The rutting season (breeding season) is underway, in which male deer compete for breeding rights from now until November. Red stags and fallow bucks, flooded with testosterone and adrenaline, roar and clash antlers in a bid to fight off rivals and attract as many hinds (female deer) as possible.
“Stags can have harems of up to 40 hinds, and they spend most of their day and night chasing challengers away and preventing hinds from straying, leaving little time for sleeping or eating,” explains Simon Richards, Park Manager.
He adds: “This exhaustion and hunger, coupled with testosterone surging through their bodies, means they are in no mood for dogs spooking their hinds or humans getting in their face for a selfie.”

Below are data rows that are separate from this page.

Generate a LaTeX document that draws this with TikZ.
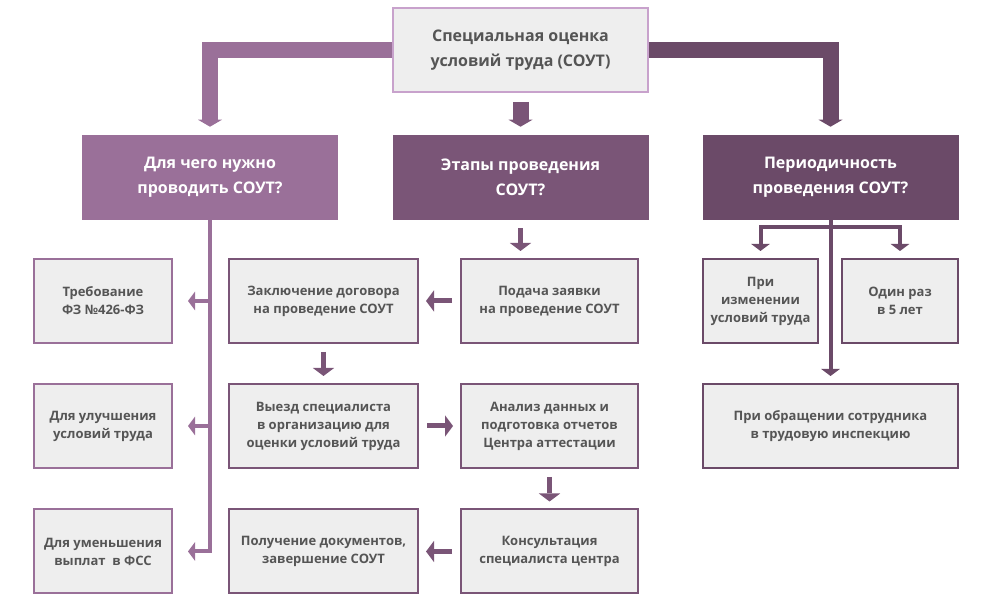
\documentclass[tikz,border=0pt]{standalone}
\usepackage{fontspec}
\setmainfont{Open Sans}
\usepackage{xcolor}
\usetikzlibrary{arrows.meta}

\definecolor{whyPurple}{RGB}{154,112,153}
\definecolor{stagePurple}{RGB}{122,85,119}
\definecolor{periodPurple}{RGB}{107,74,104}
\definecolor{topBorder}{RGB}{200,162,204}
\definecolor{boxGrey}{RGB}{238,238,238}
\definecolor{textGrey}{RGB}{85,85,85}

\begin{document}
\begin{tikzpicture}[x=0.75pt,y=0.75pt,yscale=-1,xscale=1,
    greybox/.style={draw=#1, line width=1.5pt, fill=boxGrey, text=textGrey, align=center, inner sep=0pt,
        minimum height=63pt, font=\bfseries\fontsize{9.75}{13.5}\selectfont},
    headbox/.style={fill=#1, draw=none, text=white, align=center, inner sep=0pt,
        minimum width=192pt, minimum height=63.75pt, font=\bfseries\fontsize{12}{19}\selectfont},
    bigArrow/.style={draw=#1, line width=12pt, shorten >=6pt, -{Triangle[width=18pt,length=5.25pt,line width=0pt]}},
    thinArrow/.style={draw=#1, line width=3pt, shorten >=11.25pt, -{Triangle[width=14pt,length=5.25pt,line width=0pt]}},
    midArrow/.style={draw=stagePurple, line width=3.75pt, shorten <=6pt, shorten >=5.25pt, -{Triangle[width=16pt,length=6pt,line width=0pt]}}]
    \useasboundingbox (0,0) rectangle (990,605);

    %Shape: Rectangle
    \node [greybox=topBorder, minimum width=191.25pt, font=\bfseries\fontsize{12}{19}\selectfont] (sout) at (520.5,50) {Специальная оценка\\условий труда (СОУТ)};
    %Shape: Rectangle
    \node [headbox=whyPurple] (why) at (210,177.5) {Для чего нужно\\проводить СОУТ?};
    \node [headbox=stagePurple] (stages) at (520.5,177.5) {Этапы проведения\\СОУТ?};
    \node [headbox=periodPurple] (period) at (830.5,177.5) {Периодичность\\проведения СОУТ?};

    %Shape: Rectangle
    \node [greybox=whyPurple, minimum width=103.5pt] (treb) at (103,301) {Требование\\ФЗ №426-ФЗ};
    \node [greybox=whyPurple, minimum width=103.5pt] (uluch) at (103,426) {Для улучшения\\условий труда};
    \node [greybox=whyPurple, minimum width=103.5pt] (umensh) at (103,551.5) {Для уменьшения\\выплат \ в ФСС};
    %Shape: Rectangle
    \node [greybox=stagePurple, minimum width=141.75pt] (zakl) at (323.5,301) {Заключение договора\\на проведение СОУТ};
    \node [greybox=stagePurple, minimum width=141.75pt] (vyezd) at (323.5,426) {Выезд специалиста\\в организацию для\\оценки условий труда};
    \node [greybox=stagePurple, minimum width=141.75pt] (poluch) at (323.5,551.5) {Получение документов,\\завершение СОУТ};
    \node [greybox=stagePurple, minimum width=132.75pt] (podacha) at (549.5,301) {Подача заявки\\на проведение СОУТ};
    \node [greybox=stagePurple, minimum width=132.75pt] (analiz) at (549.5,426) {Анализ данных и\\подготовка отчетов\\Центра аттестации};
    \node [greybox=stagePurple, minimum width=132.75pt] (konsult) at (549.5,551.5) {Консультация\\специалиста центра};
    %Shape: Rectangle
    \node [greybox=periodPurple, minimum width=86.25pt] (izmen) at (760.5,301) {При\\изменении\\условий труда};
    \node [greybox=periodPurple, minimum width=87pt] (raz) at (900,301) {Один раз\\в 5 лет};
    \node [greybox=periodPurple, minimum width=191.25pt] (obrash) at (830.5,426) {При обращении сотрудника\\в трудовую инспекцию};

    %Straight Lines
    \draw [bigArrow=whyPurple] (sout.west) -| (why.north);
    \draw [bigArrow=stagePurple, shorten <=6.75pt] (sout.south) -- (stages.north);
    \draw [bigArrow=periodPurple] (sout.east) -| (period.north);

    %Straight Lines
    \draw [thinArrow=whyPurple] (why.south) |- (umensh.east);
    \draw [thinArrow=whyPurple] (why.south |- treb.east) -- (treb.east);
    \draw [thinArrow=whyPurple] (why.south |- uluch.east) -- (uluch.east);

    %Straight Lines
    \draw [midArrow] (stages.south) -- (stages.south |- podacha.north);
    \draw [midArrow] (podacha.west) -- (zakl.east);
    \draw [midArrow] (zakl.south) -- (vyezd.north);
    \draw [midArrow] (vyezd.east) -- (analiz.west);
    \draw [midArrow] (analiz.south) -- (konsult.north);
    \draw [midArrow] (konsult.west) -- (poluch.east);

    %Straight Lines
    \draw [thinArrow=periodPurple, shorten >=5.25pt] (period.south) -- (obrash.north);
    \draw [thinArrow=periodPurple, {Triangle[width=14pt,length=5.25pt,line width=0pt]}-{Triangle[width=14pt,length=5.25pt,line width=0pt]}, shorten <=5.25pt, shorten >=5.25pt] (izmen.north) -- ++(0,-31) -| (raz.north);

\end{tikzpicture}
\end{document}
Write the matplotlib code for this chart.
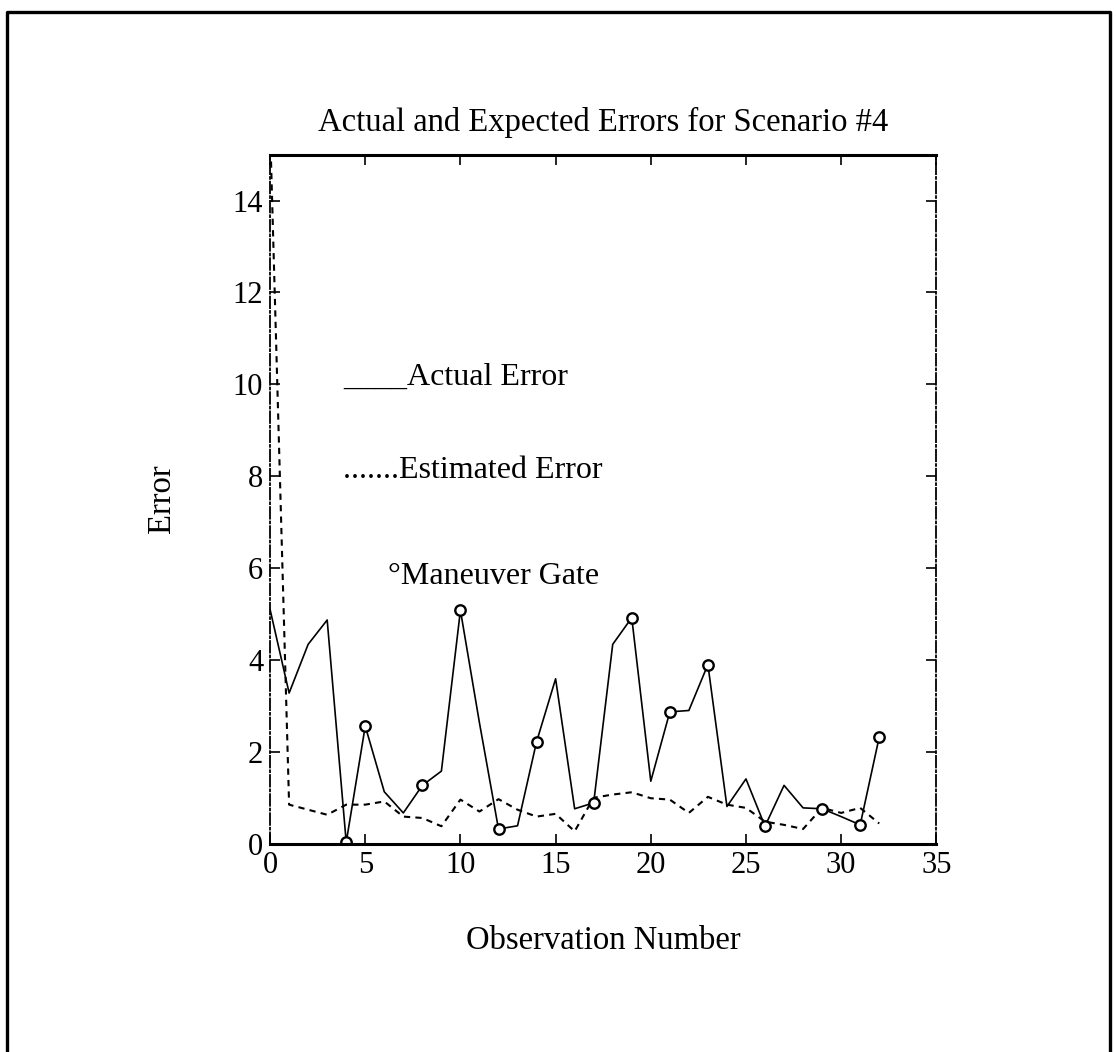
import matplotlib.pyplot as plt
from matplotlib.lines import Line2D
import numpy as np

# Data
obs = np.arange(0, 33)
actual_err = [5.1, 3.28, 4.34, 4.87, 0.03, 2.56, 1.13, 0.67, 1.27, 1.58,
              5.08, 2.63, 0.32, 0.39, 2.22, 3.59, 0.76, 0.89, 4.34, 4.92,
              1.36, 2.87, 2.9, 3.9, 0.81, 1.41, 0.38, 1.27, 0.78, 0.76,
              0.59, 0.41, 2.32]
estimated_err = [15.6, 0.85, 0.74, 0.63, 0.85, 0.85, 0.92, 0.59, 0.56, 0.38,
                 0.96, 0.70, 0.97, 0.74, 0.59, 0.65, 0.27, 1.0, 1.07, 1.12,
                 0.99, 0.96, 0.67, 1.02, 0.85, 0.78, 0.48, 0.41, 0.32, 0.78,
                 0.67, 0.78, 0.44]
gate_obs = [4, 5, 8, 10, 12, 14, 17, 19, 21, 23, 26, 29, 31, 32]

plt.rcParams['font.family'] = ['Liberation Serif', 'DejaVu Serif']

fig = plt.figure(figsize=(11.16, 10.52), dpi=100)
ax = fig.add_axes([0.242, 0.198, 0.597, 0.655])

ax.plot(obs, actual_err, color="black", linewidth=1.2)
ax.plot(obs, estimated_err, color="black", linewidth=1.5, linestyle=(0, (3, 2.5)))
gate_vals = [actual_err[i] for i in gate_obs]
ax.plot(gate_obs, gate_vals, linestyle="none", marker="o", markersize=7.5,
        markerfacecolor="white", markeredgecolor="black", markeredgewidth=1.7)

# in-plot legend written as plain text, as in the original
ax.text(3.84, 10.0, "____Actual Error", fontsize=23, va="baseline")
ax.text(3.84, 7.97, ".......Estimated Error", fontsize=23, va="baseline")
ax.text(6.2, 5.65, "°Maneuver Gate", fontsize=23, va="baseline")

ax.set_xlim(0, 35)
ax.set_ylim(0, 15)
ax.set_xticks(np.arange(0, 36, 5))
ax.set_yticks(np.arange(0, 15, 2))
ax.tick_params(direction="in", length=7, width=1.2, labelsize=22,
               top=True, right=True, pad=5)

for side in ["top", "bottom"]:
    ax.spines[side].set_linewidth(2.2)
for side in ["left", "right"]:
    ax.spines[side].set_linewidth(1.3)
    ax.spines[side].set_linestyle("-.")

ax.set_title("Actual and Expected Errors for Scenario #4", fontsize=23.5, pad=17)
ax.set_xlabel("Observation Number", fontsize=23.5)
ax.set_ylabel("Error", fontsize=23.5)
ax.xaxis.set_label_coords(0.5, -0.118)
ax.yaxis.set_label_coords(-0.14, 0.5)

# page border around the figure (left, top, right)
fig.add_artist(Line2D([0.006, 0.006, 0.995, 0.995], [0.0, 0.989, 0.989, 0.0],
                      color="black", linewidth=2.4, transform=fig.transFigure))

plt.savefig("out.png", dpi=100)
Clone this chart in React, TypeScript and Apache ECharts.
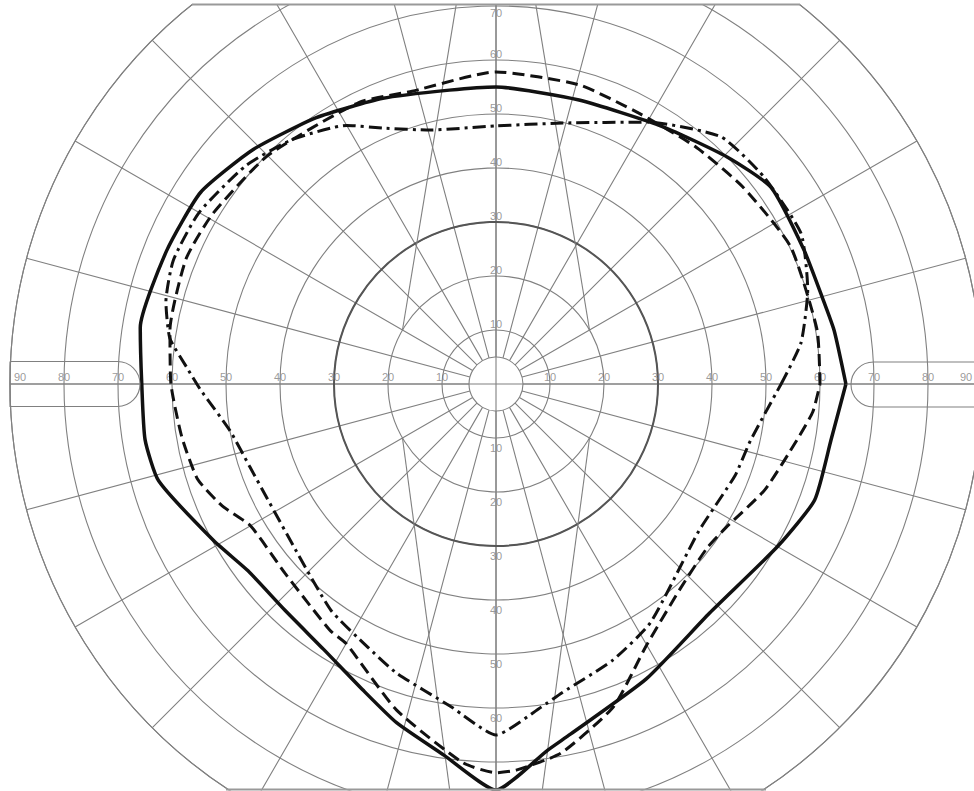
import React, { useEffect, useRef } from "react";
import * as echarts from "echarts";

// Isopter tracings: angle (degrees, counter-clockwise from the right) and eccentricity (degrees)
const solidAngle = [0, 9, 15, 23.5, 35.6, 44.5, 57, 73.7, 90, 99, 111.6, 124, 136, 147, 158, 171, 180, 189, 196, 209, 217, 227, 237, 246.5, 253.7, 262, 270, 278, 282, 297, 313, 330, 340, 350.5, 360];
const solidRadius = [64.8, 63.4, 62.5, 62.2, 62.6, 60, 56.8, 54.8, 55, 55.1, 56.9, 59.5, 62.5, 65.2, 65.8, 66.7, 65.6, 65.8, 65, 59.8, 57.5, 57.3, 58.6, 61.8, 65.4, 69.4, 75.2, 68.5, 66.3, 61.3, 58, 60.2, 62.8, 62.9, 64.8];

const dashedAngle = [0, 9.5, 25, 38.6, 50, 62, 74.5, 90, 106, 116, 135, 149, 158, 170.6, 180, 189.6, 197.7, 204, 210, 222, 236, 240, 253, 265, 270, 273, 280, 290, 300, 312, 322, 328, 338.5, 349.5, 355, 360];
const dashedRadius = [60, 60.3, 60.2, 58.5, 57.4, 56.7, 57.5, 57.8, 56.4, 58, 59.8, 61.2, 61.9, 61.2, 60.2, 59, 58, 55.5, 52.5, 52.5, 55, 55.5, 63.1, 70.4, 72, 71.6, 69.4, 63.6, 55.8, 51, 49.5, 50.2, 53.5, 56.7, 58.9, 60];

const dashDotAngle = [0, 7.7, 16.8, 26.3, 37.7, 47.7, 60, 75.6, 90, 104.6, 113.8, 120, 130, 139, 150, 159, 166, 172, 177, 181, 190, 198.6, 221, 234, 244, 251, 262, 270, 278, 282, 293, 303, 324, 339, 347.6, 360];
const dashDotRadius = [52.8, 57, 60.3, 63, 62.7, 61.9, 56, 49.9, 47.8, 48.6, 51.8, 55.3, 59, 61.5, 63.5, 64, 63, 61, 57.3, 54.8, 50, 48.1, 48.4, 51.9, 54.2, 56.6, 60.3, 65, 60.4, 58.5, 55.5, 52.6, 46.4, 47.4, 48.3, 52.8];

// Scale labels
const horizontalTicks = [10, 20, 30, 40, 50, 60, 70, 80, 90];
const upperTicks = [10, 20, 30, 40, 50, 60, 70];
const lowerTicks = [10, 20, 30, 40, 50, 60];

// Auxiliary chart guide lines (start / end as [eccentricity, angle])
const guideLines = [
  [[20, 30], [70.6, 84]],
  [[20, 150], [70.6, 96]],
  [[20, 210], [75.7, 263.5]],
  [[20, 330], [75.7, 276.5]],
];

const GRID = "#808080";

export default function App() {
  const ref = useRef<HTMLDivElement>(null);

  useEffect(() => {
    const chart = echarts.init(ref.current as HTMLDivElement, null, { renderer: "svg" });
    const center = [496, 384];
    const zip = (a: number[], r: number[]) => a.map((ang, i) => [r[i], ang]);

    const hidden = {
      axisLine: { show: false },
      axisTick: { show: false },
      axisLabel: { show: false },
      splitLine: { show: false },
      splitArea: { show: false },
    };

    const labelItems = (ticks: number[], angle: number, place: (v: number) => number[]) =>
      ticks.map((v) => ({ value: [v, angle], label: { offset: place(v) } }));

    const labels = [
      ...labelItems(horizontalTicks, 0, (v) => (v === 90 ? [-16, -7] : [0, -7])),
      ...labelItems(horizontalTicks, 180, (v) => (v === 90 ? [10, -7] : [0, -7])),
      ...labelItems(upperTicks, 90, (v) => (v === 70 ? [0, 7] : [0, -6])),
      ...labelItems(lowerTicks, 270, () => [0, 10]),
    ];

    const isopter = (data: number[][], type: any, width: number) => ({
      type: "line",
      coordinateSystem: "polar",
      polarIndex: 0,
      data,
      symbol: "none",
      smooth: 0.18,
      silent: true,
      z: 5,
      lineStyle: { color: "#111", width, type, cap: "butt" },
    });

    chart.setOption({
      animation: false,
      backgroundColor: "#ffffff",
      polar: [
        { center, radius: [27, 486] },
        { center, radius: [0, 486] },
        { center, radius: [0, 162] },
      ],
      angleAxis: [
        {
          polarIndex: 0, type: "value", min: 0, max: 360, interval: 15, startAngle: 0, clockwise: false,
          ...hidden,
          axisLine: { show: true, lineStyle: { color: GRID, width: 1.1 } },
          splitLine: { show: true, lineStyle: { color: GRID, width: 1.1 } },
        },
        {
          polarIndex: 1, type: "value", min: 0, max: 360, interval: 90, startAngle: 0, clockwise: false,
          ...hidden,
          splitLine: { show: true, lineStyle: { color: GRID, width: 1.1 } },
        },
        {
          polarIndex: 2, type: "value", min: 0, max: 360, interval: 90, startAngle: 0, clockwise: false,
          ...hidden,
          axisLine: { show: true, lineStyle: { color: "#555", width: 2 } },
        },
      ],
      radiusAxis: [
        { polarIndex: 0, type: "value", min: 5, max: 90, ...hidden },
        {
          polarIndex: 1, type: "value", min: 0, max: 90, interval: 10,
          ...hidden,
          splitLine: { show: true, lineStyle: { color: GRID, width: 1.1 } },
        },
        { polarIndex: 2, type: "value", min: 0, max: 30, ...hidden },
      ],
      series: [
        ...guideLines.map((d) => ({
          type: "line",
          coordinateSystem: "polar",
          polarIndex: 0,
          data: d,
          symbol: "none",
          silent: true,
          z: 1,
          lineStyle: { color: GRID, width: 1.1 },
        })),
        {
          type: "scatter",
          coordinateSystem: "polar",
          polarIndex: 0,
          data: labels,
          symbolSize: 0,
          silent: true,
          z: 4,
          label: {
            show: true,
            position: "inside",
            formatter: (p: any) => String(p.value[0]),
            color: "#808080",
            fontSize: 11,
            fontFamily: "Liberation Sans, Arial, sans-serif",
          },
        },
        isopter(zip(dashDotAngle, dashDotRadius), [13, 5, 3, 5], 3),
        isopter(zip(dashedAngle, dashedRadius), [12, 6], 3),
        isopter(zip(solidAngle, solidRadius), "solid", 3.5),
      ],
      graphic: [
        { type: "rect", z: 100, shape: { x: 0, y: 0, width: 974, height: 4 }, style: { fill: "#fff" } },
        { type: "rect", z: 100, shape: { x: 0, y: 790.5, width: 974, height: 2 }, style: { fill: "#fff" } },
        { type: "line", z: 101, shape: { x1: 192, y1: 4.5, x2: 800, y2: 4.5 }, style: { stroke: "#999", lineWidth: 2 } },
        { type: "line", z: 101, shape: { x1: 226, y1: 789.5, x2: 766, y2: 789.5 }, style: { stroke: "#999", lineWidth: 2 } },
        {
          type: "rect", z: 101,
          shape: { x: 10, y: 361.5, width: 130, height: 45, r: [0, 22.5, 22.5, 0] },
          style: { fill: "none", stroke: GRID, lineWidth: 1.1 },
        },
        {
          type: "rect", z: 101,
          shape: { x: 851, y: 362, width: 140, height: 45, r: [22.5, 0, 0, 22.5] },
          style: { fill: "none", stroke: GRID, lineWidth: 1.1 },
        },
      ],
    });
    return () => chart.dispose();
  }, []);

  return (
    <div
      ref={ref}
      style={{ position: "absolute", left: 0, top: 0, width: 974, height: 791, background: "#fff" }}
    />
  );
}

During the rut, The Royal Parks is urging people to take responsibility for their own safety by:
- Keeping a minimum distance of 50 metres away. The more space the better. If visitors want a better view, they should bring binoculars
- Keeping dogs on leads or walking them elsewhere
- Not feeding or touching deer
- Not taking photos of deer at close range
- Never getting in between two rutting male deer
Over the years, there have been incidents where visitors have suffered injuries from rutting deer that could have been avoided. In 2018, a young girl who was being photographed next to a rutting stag was injured in Bushy Park, and the previous year a visitor was hospitalised after suffering injuries from a male deer in Richmond Park. All incidents almost exclusively happen when people get closer than the recommended 50 metres.
Richards concludes: “Deer rutting is one of the greatest wildlife spectacles in the UK. If people say they love nature, then they must leave wild animals alone. By getting too close, and invading their space, visitors are not only risking serious injury, they are also disrupting the natural behaviour of the rut.”